COMPUTATIONAL SEPARATION BETWEEN CONVOLU-TIONAL AND FULLY-CONNECTED NETWORKS

Abstract

Convolutional neural networks (CNN) exhibit unmatched performance in a multitude of computer vision tasks. However, the advantage of using convolutional networks over fully-connected networks is not understood from a theoretical perspective. In this work, we show how convolutional networks can leverage locality in the data, and thus achieve a computational advantage over fully-connected networks. Specifically, we show a class of problems that can be efficiently solved using convolutional networks trained with gradient-descent, but at the same time is hard to learn using a polynomial-size fully-connected network.

1. INTRODUCTION

Convolutional neural networks (LeCun et al., 1998; Krizhevsky et al., 2012) achieve state-of-the-art performance on every possible task in computer vision. However, while the empirical success of convolutional networks is indisputable, the advantage of using them is not well understood from a theoretical perspective. Specifically, we consider the following fundamental question: Why do convolutional networks (CNNs) perform better than fully-connected networks (FCNs)? Clearly, when considering expressive power, FCNs have a big advantage. Since convolution is a linear operation, any CNN can be expressed using a FCN, whereas FCNs can express a strictly larger family of functions. So, any advantage of CNNs due to expressivity can be leveraged by FCNs as well. Therefore, expressive power does not explain the superiority of CNNs over FCNs. There are several possible explanations to the superiority of CNNs over FCNs: parameter efficiency (and hence lower sample complexity), weight sharing, and locality prior.

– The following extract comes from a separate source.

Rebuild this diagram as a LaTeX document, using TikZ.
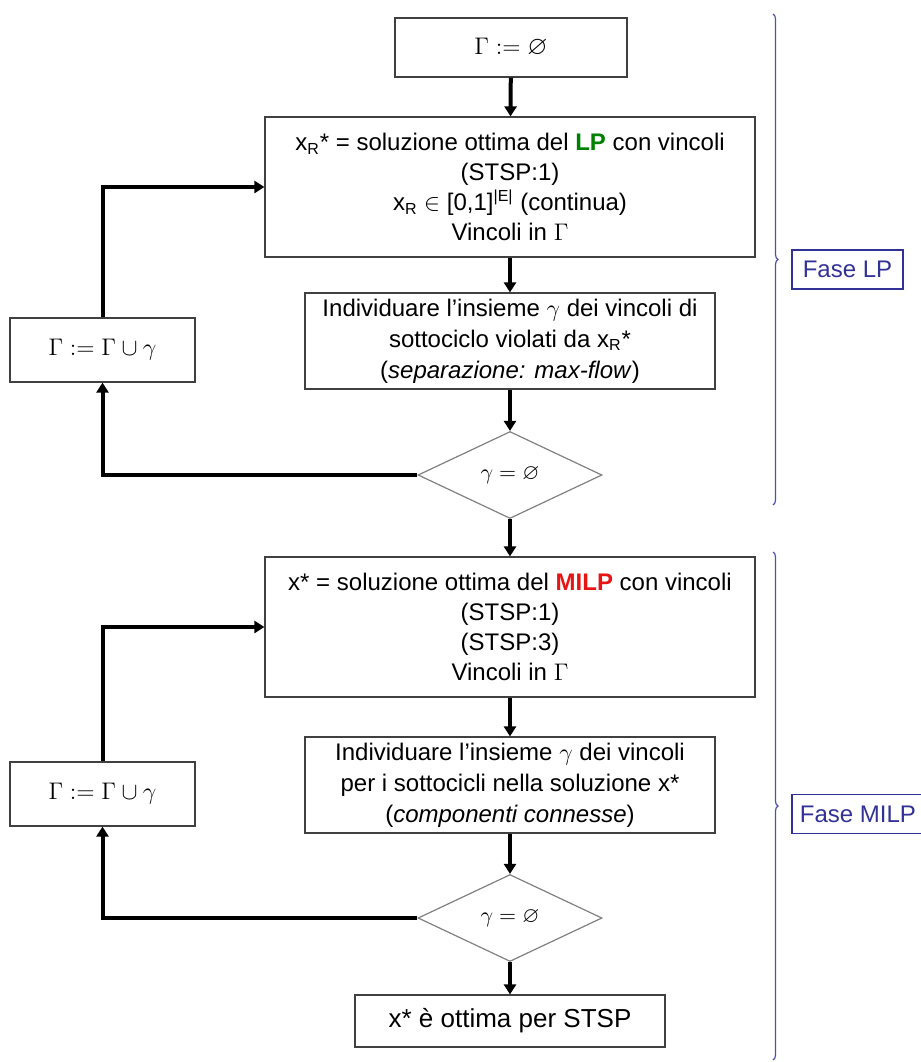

The main result of this paper is arguing that locality is a key factor by proving a computational separation between CNNs and FCNs based on locality. But, before that, let's discuss the other possible explanations. First, we observe that CNNs seem to be much more efficient in utilizing their parameters. A FCN needs to use a greater number of parameters compared to an equivalent CNN: each neuron of a CNN is limited to a small receptive field, and moreover, many of the parameters of the CNN are shared. From classical results in learning theory, using a large number of parameters may result in inferior generalization. So, can the advantage of CNNs be explained simply by counting parameters?



Figure 1: Comparison between CNN and FCN of various depths (2/4/6) and widths, trained for 125 epochs with RMSprop optimizer.